BLITAR, fourteenmedia.id — Rapat gabungan Komisi II dan III DPRD Kota Blitar bersama Dinas KPTSP dan PERDAGIN pada Selasa (14/1) membahas adanya pasar modern atau toko berjejaring di Kota Blitar. Dalam rapat tersebut, Ketua Komisi II DPRD Kota Blitar, Yohan Tri Waluyo, menyoroti lonjakan jumlah toko berjejaring yang melebihi data resmi.
Menurut Yohan, dari total 22 toko berjejaring yang terdata resmi, terdapat sekitar 42 toko yang saat ini beroperasi di Kota Blitar. Ia menekankan perlunya penertiban terhadap toko-toko tersebut karena banyak di antaranya tidak memiliki izin yang lengkap.
“Hanya 22 toko berjejaring yang resmi, tapi ternyata ada sekitar 42 yang sudah berada di Kota Blitar. Kami sampaikan ke KPTSP dan PERDAGIN bahwa toko-toko ini harus ditertibkan, karena banyak yang izinnya kurang lengkap. Misalnya, izin IMP (Izin Membangun Prasarana) yang sekarang berubah nama menjadi BPG,” ujar Yohan.
Yohan juga menyoroti pentingnya menegakkan aturan yang sudah diatur dalam Peraturan Daerah (Perda). Ia mengungkapkan adanya isu pungutan besar yang dilakukan untuk meloloskan toko modern agar dapat beroperasi.

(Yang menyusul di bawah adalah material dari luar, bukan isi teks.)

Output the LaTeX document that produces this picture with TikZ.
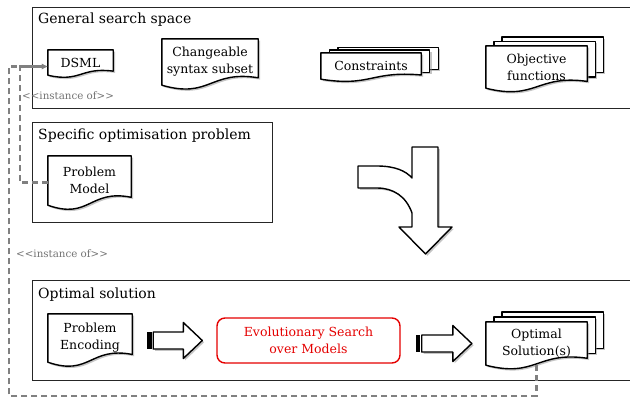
\documentclass[tikz,border=0pt]{standalone}
\usepackage{fontspec}
\setmainfont{DejaVu Serif}
\newfontfamily\lblfont{DejaVu Serif}
\usetikzlibrary{calc,positioning,arrows.meta,backgrounds}

% document shape (wavy bottom) drawn round a named node
\newcommand\docshape[1]{%
  \path[docline,shade] let \p1=(#1.north west), \p2=(#1.south east),
      \n1={\x2-\x1}, \n2={\y1-\y2} in
    (\x1,\y1) -- (\x2,\y1) -- (\x2,{\y2+0.16*\n2})
    .. controls ({\x1+0.5*\n1},{\y2+0.33*\n2}) and ({\x1+0.5*\n1},{\y2-0.3*\n2})
    .. (\x1,\y2) -- cycle;}
% several documents stacked: node, x step, y step
\newcommand\docstack[3]{%
  \foreach \k in {2,1}{
    \path[docline,shade] let \p1=(#1.north west), \p2=(#1.south east),
        \n2={\y1-\y2} in
      ({\x1+\k*#2},{\y1+\k*#3}) rectangle ({\x2+\k*#2},{\y2+0.16*\n2+\k*#3});
  }
  \docshape{#1}}
% fat arrow with a striped tail between two named nodes
\newcommand\fatarrow[2]{%
  \fill[black] let \p1=(#1.east), \p2=(#2.west) in
    (\x1+15pt,\y2-8.5pt) rectangle (\x1+19.5pt,\y2+8.5pt);
  \path[docline,shade] let \p1=(#1.east), \p2=(#2.west) in
    (\x1+21pt,\y2+8.5pt) -- (\x2-33pt,\y2+8.5pt) -- (\x2-33pt,\y2+18pt)
    -- (\x2-14pt,\y2) -- (\x2-33pt,\y2-18pt) -- (\x2-33pt,\y2-8.5pt)
    -- (\x1+21pt,\y2-8.5pt) -- cycle;}

\begin{document}
\begin{tikzpicture}[x=1pt,y=-1pt]
\tikzset{
    % boxes of the three levels
    area/.style={draw=black!85, line width=1.4pt, minimum width=620pt,
           anchor=north west, inner sep=0pt},
    areatitle/.style={anchor=west, inner sep=0pt,
           font=\fontsize{14}{16}\selectfont},
    % text inside documents
    doc/.style={align=center, inner sep=0pt,
           font=\fontsize{12.5}{17}\selectfont},
    docline/.style={draw=black, line width=1.4pt, fill=white,
           line join=round},
    shade/.style={preaction={fill=black!45, opacity=.5,
           transform canvas={xshift=1.8pt,yshift=-1.8pt}}},
    % the search step
    search/.style={draw=red!90!black, line width=1.4pt, fill=white,
           rounded corners=8pt, text=red!90!black, align=center,
           minimum width=183pt, minimum height=45pt,
           font=\fontsize{12.5}{17}\selectfont},
    % instance-of links
    instof/.style={draw=black!50, line width=2.2pt, dash pattern=on 6pt off 4pt,
           -{Latex[length=6pt,width=6pt]}},
    instlbl/.style={text=black!55, anchor=west, inner sep=0pt,
           font=\lblfont\fontsize{10.3}{12}\selectfont}
}
\useasboundingbox (0,0) rectangle (630,397);

 %levels
 \node[area, minimum height=101pt] (space) at (32,7) {};
 \node[area, minimum height=100pt, minimum width=240pt] (problem) at (32,122) {};
 \node[area, minimum height=100pt] (solution) at (32,280) {};
 \node[areatitle] (spacetitle) at ($(space.north west)+(6,13)$) {General search space};
 \node[areatitle] (problemtitle) at ($(problem.north west)+(6,14)$) {Specific optimisation problem};
 \node[areatitle] (solutiontitle) at ($(solution.north west)+(6,15)$) {Optimal solution};

 %documents
 \node[doc, minimum width=65pt, minimum height=25pt] (dsml) at (80.5,62.5) {DSML};
 \node[doc, minimum width=96pt, minimum height=46pt] (syntax) at (210,62) {Changeable\\syntax subset};
 \node[doc, minimum width=100pt, minimum height=26pt] (constr) at (371,66) {Constraints};
 \node[doc, minimum width=101pt, minimum height=42pt] (objfun) at (536.5,67) {Objective\\functions};
 \node[doc, minimum width=83pt, minimum height=49pt] (pmodel) at (89.5,180.5) {Problem\\Model};
 \node[doc, minimum width=84pt, minimum height=48pt] (pencode) at (90,338) {Problem\\Encoding};
 \node[search] (evol) at (308.5,340.5) {Evolutionary Search\\over Models};
 \node[doc, minimum width=101pt, minimum height=43pt] (optsol) at (536.5,343.5) {Optimal\\Solution(s)};

 \begin{pgfonlayer}{background}
 \docshape{dsml}
 \docshape{syntax}
 \docstack{constr}{8.5}{2.7}
 \docstack{objfun}{8}{4.5}
 \docshape{pmodel}
 \docshape{pencode}
 \docstack{optsol}{8}{5}
 \end{pgfonlayer}

 % problem leads into the solution
 \path[docline,shade] (358,166) -- (377,166) .. controls (395,166) and (406,171) .. (412,178)
   -- (412,147) -- (438,147) -- (438,227) -- (452,227) -- (425.5,254) -- (399,227)
   -- (412,227) -- (412,213) .. controls (406,196) and (393,188) .. (377,188)
   -- (358,188) -- cycle;

 \fatarrow{pencode}{evol}
 \fatarrow{evol}{optsol}

 % instance-of links
 \coordinate (loopcorner) at (9,396);
 \draw[instof] ($(pmodel.west)+(0,2)$) -- ++(-28,0) |- ($(dsml.west)+(0,4)$);
 \draw[instof] (optsol.south) |- (loopcorner) |- ($(dsml.west)+(0,4)$);
 \node[instlbl] (inst1) at (22,96) {<<instance of>>};
 \node[instlbl] (inst2) at (16,254) {<<instance of>>};
\end{tikzpicture}
\end{document}
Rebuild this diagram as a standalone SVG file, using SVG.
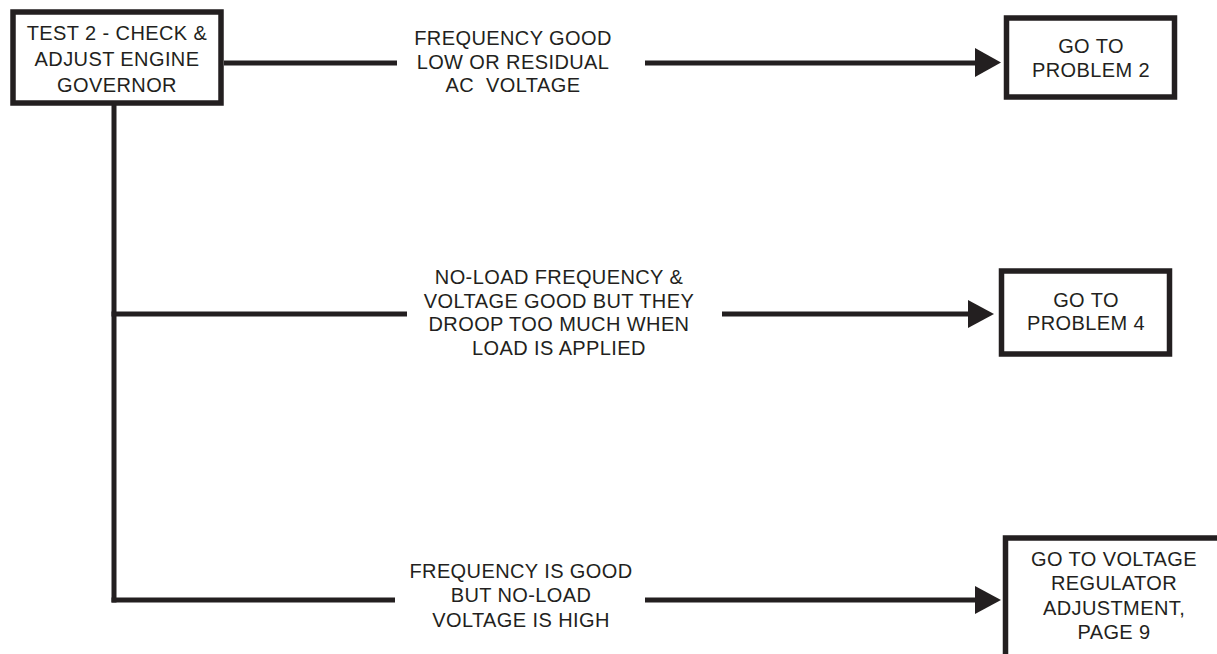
<svg xmlns="http://www.w3.org/2000/svg" width="1217" height="654" viewBox="0 0 1217 654">
<style>
.box{fill:#fff;stroke:#231f20;stroke-width:5.5}
.ln{fill:none;stroke:#231f20;stroke-width:5}
.ah{fill:#231f20}
text{font-family:"Liberation Sans",Arial,sans-serif;font-size:20px;fill:#231f20;text-anchor:middle;letter-spacing:0.4px}
</style>
<rect width="1217" height="654" fill="#fff"/>
<g id="connectors">
<polyline class="ln" points="224,63 397,63"/>
<polyline class="ln" points="645,63 977,63"/>
<polyline class="ln" points="114,103 114,602.5"/>
<polyline class="ln" points="111.5,314 407,314"/>
<polyline class="ln" points="722,314 970,314"/>
<polyline class="ln" points="111.5,600 395,600"/>
<polyline class="ln" points="645,600 977,600"/>
<polygon class="ah" points="975,48 1001,62.5 975,77"/>
<polygon class="ah" points="968,300 994,314 968,328"/>
<polygon class="ah" points="975,586 1001,600 975,614"/>
<g id="label-1">
<text x="513" y="45">FREQUENCY GOOD</text>
<text x="513" y="68.5">LOW OR RESIDUAL</text>
<text x="513" y="92" xml:space="preserve">AC  VOLTAGE</text>
</g>
<g id="label-2">
<text x="559" y="284">NO-LOAD FREQUENCY &amp;</text>
<text x="559" y="307.5">VOLTAGE GOOD BUT THEY</text>
<text x="559" y="331">DROOP TOO MUCH WHEN</text>
<text x="559" y="354.5">LOAD IS APPLIED</text>
</g>
<g id="label-3">
<text x="521" y="578">FREQUENCY IS GOOD</text>
<text x="521" y="602">BUT NO-LOAD</text>
<text x="521" y="626.5">VOLTAGE IS HIGH</text>
</g>
</g>
<g id="node-test2">
<rect class="box" x="13" y="12" width="208" height="91"/>
<text x="117" y="40">TEST 2 - CHECK &amp;</text>
<text x="117" y="66">ADJUST ENGINE</text>
<text x="117" y="92">GOVERNOR</text>
</g>
<g id="node-problem2">
<rect class="box" x="1006.5" y="18" width="168" height="79"/>
<text x="1091" y="53">GO TO</text>
<text x="1091" y="77">PROBLEM 2</text>
</g>
<g id="node-problem4">
<rect class="box" x="1001.5" y="271" width="168" height="83"/>
<text x="1086" y="307">GO TO</text>
<text x="1086" y="330">PROBLEM 4</text>
</g>
<g id="node-voltage-regulator">
<rect class="box" x="1005.5" y="538" width="225" height="140"/>
<text x="1114" y="565.5">GO TO VOLTAGE</text>
<text x="1114" y="590">REGULATOR</text>
<text x="1114" y="614.5">ADJUSTMENT,</text>
<text x="1114" y="639">PAGE 9</text>
</g>
</svg>
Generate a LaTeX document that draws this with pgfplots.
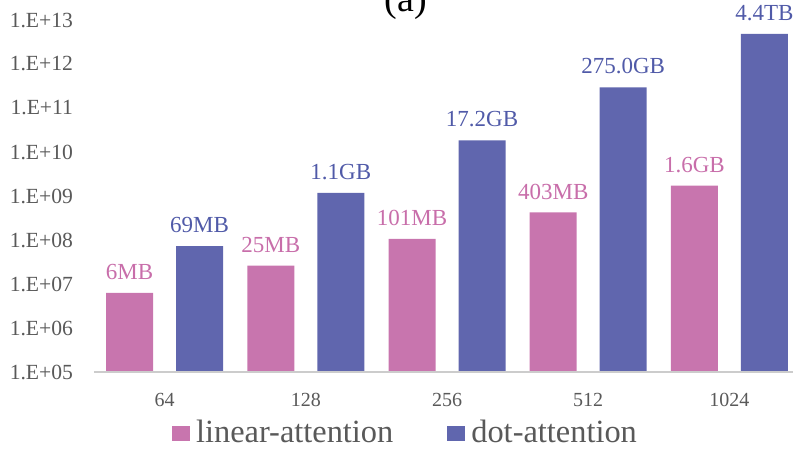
\documentclass[border=0pt]{standalone}
\usepackage{pgfplots}
\usepackage{pgfplotstable}
\pgfplotsset{compat=1.18}
\usepackage{fontspec}
\setmainfont{Liberation Serif}
\definecolor{linc}{RGB}{200,117,174}
\definecolor{dotc}{RGB}{96,102,174}
\definecolor{linl}{RGB}{200,110,170}
\definecolor{dotl}{RGB}{80,90,168}
\definecolor{tickc}{RGB}{89,89,89}

\pgfplotstableread{
x y lab
0 6291456 6MB
1 26214400 25MB
2 105906176 101MB
3 422576128 403MB
4 1717986918 1.6GB
}\lindata
\pgfplotstableread{
x y lab
0 72351744 69MB
1 1181116006 1.1GB
2 18468359045 17.2GB
3 295279001600 275.0GB
4 4837851162214 4.4TB
}\dotdata

\begin{document}
\begin{tikzpicture}
\begin{axis}[
  name=ax,
  scale only axis,
  width=349.5pt, height=176pt,
  xmin=-0.5, xmax=4.45,
  ymode=log, ymin=1e5, ymax=1e13,
  log origin=infty,
  axis line style={draw=none},
  xtick={0,1,2,3,4},
  xticklabels={64,128,256,512,1024},
  major tick length=0pt,
  ytick={1e5,1e6,1e7,1e8,1e9,1e10,1e11,1e12,1e13},
  yticklabels={1.E+05,1.E+06,1.E+07,1.E+08,1.E+09,1.E+10,1.E+11,1.E+12,1.E+13},
  minor tick num=0,
  yminorticks=false,
  /pgf/number format/assume math mode=true,
  xticklabel style={font=\fontsize{10}{12}\selectfont, text=tickc, yshift=-7pt},
  yticklabel style={font=\fontsize{10.8}{13}\selectfont, text=tickc, xshift=-7pt},
  xtick pos=bottom, ytick pos=left,
  clip=false,
  ybar,
  bar width=23.5pt,
  legend columns=2,
  legend style={draw=none, at={(0.4485,0)}, anchor=center, yshift=-30.5pt,
    font=\fontsize{16.2}{18}\selectfont, text=tickc,
    /tikz/every even column/.append style={column sep=24pt},
    /tikz/every odd column/.append style={column sep=0pt},
    nodes={inner xsep=3pt}},
  point meta=explicit symbolic,
  nodes near coords,
  every node near coord/.append style={font=\fontsize{11.5}{13}\selectfont, anchor=south, yshift=3pt},
]
\addplot[fill=linc, draw=none, bar shift=-17.5pt,
  every node near coord/.append style={text=linl},
  legend image code/.code={\fill[linc] (0pt,-3.75pt) rectangle (9pt,3.75pt);}]
  table[x=x, y=y, meta=lab] {\lindata};
\addlegendentry{linear-attention}
\addplot[fill=dotc, draw=none, bar shift=17.5pt,
  every node near coord/.append style={text=dotl},
  legend image code/.code={\fill[dotc] (0pt,-3.75pt) rectangle (9pt,3.75pt);}]
  table[x=x, y=y, meta=lab] {\dotdata};
\addlegendentry{dot-attention}
\end{axis}
\draw[color=black!20, line width=0.6pt] (0,0) -- (349.5pt,0);
\node[anchor=base, font=\fontsize{19}{21}\selectfont] at (156pt,180pt) {(a)};
\pgfresetboundingbox
\useasboundingbox (-47pt,-39.5pt) rectangle (350pt,186pt);
\end{tikzpicture}
\end{document}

“Kami harus mengedepankan aturan Perda yang sudah dibuat melalui kajian panjang. Jika dilanggar, itu adalah pelanggaran hukum. Ironisnya, ada isu pungutan besar untuk meloloskan toko modern. Ini harus segera disikapi,” tegasnya.
Sementara itu, Ketua Badan Pembentukan Peraturan Daerah (Bapemperda), Johan Marihot, menjelaskan bahwa Perda Nomor 1 Tahun 2018 tentang Pasar Modern akan dievaluasi pada tahun 2025. Ia menyatakan bahwa Perda tersebut akan dilanjutkan atau diubah berdasarkan kajian mendalam dan dampaknya terhadap masyarakat kecil.
“Pasar modern di Kota Blitar diatur dalam Perda 1/2018. Kami akan mengevaluasi perizinannya, seperti PBG dan PKKPR, agar semuanya lengkap. Jika tidak, kami akan memberikan surat peringatan hingga menutup toko yang tidak memenuhi aturan,” jelas Johan.
Ia juga menegaskan bahwa perubahan Perda nantinya harus mempertimbangkan kepentingan rakyat kecil, terutama pelaku usaha mikro seperti warung tradisional.
“Jika Perda baru ini merugikan perekonomian rakyat kecil, kami pastikan tidak akan melanjutkannya. Perubahan aturan harus menguntungkan masyarakat luas, bukan sebaliknya,” tegasnya.